[I] [Python] `ParquetFileFragment.subset` filter ignored when chained with `to_batches` [arrow]

via GitHub Tue, 16 Jul 2024 01:27:21 -0700


AlienKevin opened a new issue, #43274:
URL: https://github.com/apache/arrow/issues/43274


   ### Describe the bug, including details regarding any error messages, 
version, and platform.
   
   Based on the 
[doc](https://arrow.apache.org/docs/python/generated/pyarrow.dataset.ParquetFileFragment.html#pyarrow.dataset.ParquetFileFragment.subset),
 `ParquetFileFragment.subset` creates a subset of the fragment and returns the 
same type `ParquetFileFragment` as output.
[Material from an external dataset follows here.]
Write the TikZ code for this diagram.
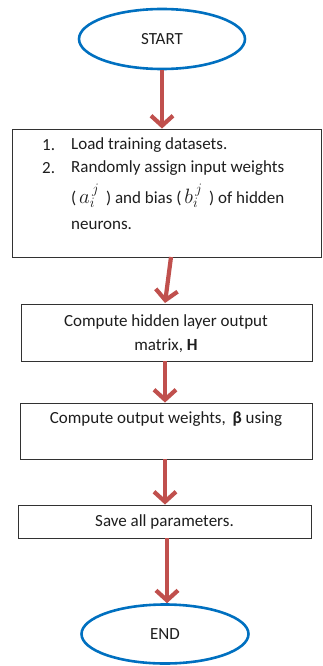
\documentclass[tikz,border=0pt]{standalone}
\usepackage{fontspec}
\setmainfont{Carlito}
\usetikzlibrary{shapes.geometric,arrows.meta}
\definecolor{termblue}{RGB}{0,112,192}
\definecolor{flowred}{RGB}{192,80,77}
\definecolor{boxline}{RGB}{50,50,50}
\definecolor{inktext}{RGB}{30,30,30}
\newcommand{\symbig}[1]{{\fontsize{21}{24}\selectfont$#1$}}
\tikzset{
  terminal/.style={ellipse,draw=termblue,line width=2.6pt,fill=white,
    inner sep=0pt,text=inktext},
  stepbox/.style={draw=boxline,line width=0.9pt,fill=white,inner sep=0pt,text=inktext},
  label/.style={text=inktext,inner sep=0pt,font=\fontsize{17}{20}\selectfont},
  flow/.style={draw=flowred,line width=4.2pt,
    -{Straight Barb[length=10pt,width=22pt]}},
}
\begin{document}
\begin{tikzpicture}[x=1pt,y=-1pt]
\useasboundingbox (0,0) rectangle (323,666);

% start and end terminals
\node[terminal,minimum width=166pt,minimum height=60pt] (start) at (162,39)
  {\fontsize{17}{20}\selectfont START};
\node[terminal,minimum width=167pt,minimum height=59pt] (end) at (165,634)
  {\fontsize{17}{20}\selectfont END};

% process boxes
\node[stepbox,minimum width=309pt,minimum height=128pt] (load) at (166.5,193) {};
\node[stepbox,minimum width=291pt,minimum height=57pt] (hidden) at (166.5,332.5) {};
\node[stepbox,minimum width=292pt,minimum height=56pt] (weights) at (166,431) {};
\node[stepbox,minimum width=293pt,minimum height=33pt] (save) at (164.5,521.5) {};

% text of the first box
\node[label,anchor=west] (n1) at (42,145) {1.};
\node[label,anchor=west] (t1) at (71,145) {Load training datasets.};
\node[label,anchor=west] (n2) at (42,168) {2.};
\node[label,anchor=west] (t2) at (71,168) {Randomly assign input weights};
\node[label,anchor=west] (t3) at (71,196)
  {(\,\symbig{a_i^{\,j}}\, ) and bias (\,\symbig{b_i^{\,j}}\, ) of hidden};
\node[label,anchor=west] (t4) at (71,225) {neurons.};

% text of the other boxes
\node[label] (h1) at (166,322) {Compute hidden layer output};
\node[label] (h2) at (166,346) {matrix, \textbf{H}};
\node[label] (w1) at (166,419) {Compute output weights, \,\textbf{β} using};
\node[label] (s1) at (164.5,522) {Save all parameters.};

% connectors
\coordinate (a2s) at (171,257);
\coordinate (a2e) at (165,303);
\draw[flow] (start.south) -- (load.north -| start.south);
\draw[flow] (a2s) -- (a2e);
\draw[flow] (hidden.south -| 165,0) -- (weights.north -| 165,0);
\draw[flow] (weights.south -| 165,0) -- (save.north -| 165,0);
\draw[flow] (save.south -| 167,0) -- (end.north -| 167,0);
\end{tikzpicture}
\end{document}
However, when I continue to iterate 
through the fragment via `to_batches`, I found that the subset filter is not 
applied. Whether the `subset` filtering is implemented eagerly or lazily, I 
expect to be able to chain further operations like `to_batches` after it, since 
the output type is still a `ParquetFileFragment`.
   
   Here's a snippet to reproduce the behavior I mentioned. You would need a 
`test.parquet` containing a `character` column with values like 'a', 'b', 'c', 
'd'. After running this script, you should see: `Characters in unique_chars but 
not in charset: d`.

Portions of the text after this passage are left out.